- Directed by: Matthew Mallinson
- Written by: Ron Harvey Matthew Mallinson
- Produced by: Terry Levene
- Starring: Bruce Lee Fred Williamson Adolph Caesar Ron van Clief Bill Louie Aaron Banks
- Cinematography: John Hazard
- Edited by: Jeffrey D. Brown Matthew Mallinson
- Distributed by: Aquarius Releasing
- Release date: 1980;
- Running time: 90 minutes
- Country: United States
- Language: English
- Budget: $122,500
- Box office: $2 million

= Fist of Fear, Touch of Death =

Fist of Fear, Touch of Death, also known as The Dragon and the Cobra, is a 1980 American martial arts film set at the "1979 World Karate Championships" at Madison Square Garden that will supposedly determine the "successor" to Bruce Lee. The film is hosted by Adolph Caesar. Bruce Lee was deceased before the film went into production, and any footage featuring Lee was taken from earlier films or television appearances. It is considered to be an exploitation film or Bruceploitation, exploiting Bruce Lee's popularity, and the mystique surrounding his death.

==Plot==
TV reporter Adolph Caesar is outside Madison Square Garden before the start of a martial arts tournament that will apparently determine the "successor" to the legacy of Bruce Lee. He interviews martial arts promoter Aaron Banks, who says that Lee was actually killed by a kung fu move called "The Touch of Death." Banks describes the move as being effective in "three to four weeks." The segment contains a sequence of flashbacks to Bruce Lee ostensibly supporting Banks' assertion.

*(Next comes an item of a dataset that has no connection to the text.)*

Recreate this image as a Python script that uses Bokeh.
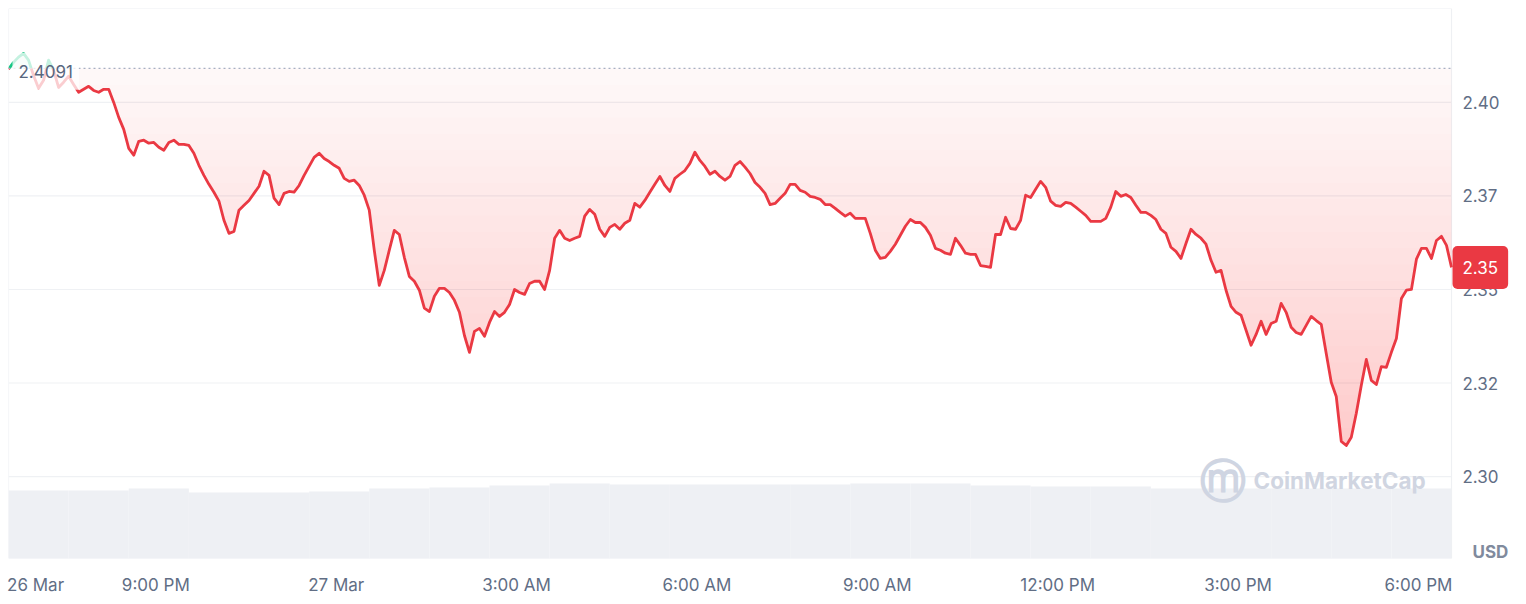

From inside Madison Square Garden, Caesar discusses the competitors. He talks about the legacy of Bruce Lee, and shows what he describes as "interview footage" he did with Lee shortly before his death. Then, Caeser flashes back to earlier in the day, where action star Fred Williamson seen having to traverse through a number of obstacles to get to the tournament while being repeatedly mistaken for Harry Belafonte. Next, Ron van Clief is also profiled and interviewed. Van Clief is then seen saving a woman from four hoodlums in a New York park.

The middle section of the film is devoted to "The Bruce Lee Story," a chronicle of Bruce Lee's early years in China, where he is depicted as being "karate crazy," much to the dismay of his parents. The footage from this section of the story is from the 1957 Bruce Lee film Thunderstorm, which has also been redubbed. This act of the presentation purports that Lee was learning karate to live up to the legacy of his great-grandfather, who was "one of China's greatest Samurai masters." (China did not actually have samurai, as samurai are Japanese warriors.) The life of Lee's grandfather is also portrayed in this act at alternating points, in scenes lifted from Invincible Super Chan. Later, Lee leaves home and lands a career as an actor. This segues into a scene of Bill Louie, dressed as Kato from The Green Hornet, saving two female joggers from being raped by a gang near the World War II memorial in Battery Park in broad daylight. This segment ends after Louie apparently murders the last conscious gang member with a throwing star.

After Caesar announces the conclusion of "The Bruce Lee Story," the film transitions back to Madison Square Garden, where a number of performers are showcased. Caesar interviews Fred Williamson, who denounces the idea of a contest to determine Bruce Lee's successor.

The grande finale is devoted to a two-round kickboxing match, in which Louis Neglia reigns victorious. Adolph Caesar concludes the film with a final thought.

==Criticism==
Fist of Fear, Touch of Death has been criticized for its nonfactual representation of Bruce Lee's life and its inaccurate portrayal of the culture and history of China. For example, karate and samurai are often referred to as Chinese, when in reality, they are Japanese. Some fans have expressed disappointment that Lee had no actual involvement in the film (which was released seven years after his death) despite the fact that his face is featured on its posters and DVD boxes.

From the Movies in the Attic website:"It insults the intelligence of the viewer who has even mildly enjoyed a Bruce Lee movie. We hear Bruce Lee's grandpa was a samurai. (The fact that samurais were from Japan and Bruce Lee is Chinese notwithstanding) Just adds to the overall stupidity. Oh and then we get footage of Bruce Lee explaining to his mother that he beats people up because of his tradition of his samurai grandfather."

The Bruceploitation website called the film the worst Bruceploitation movie of all time.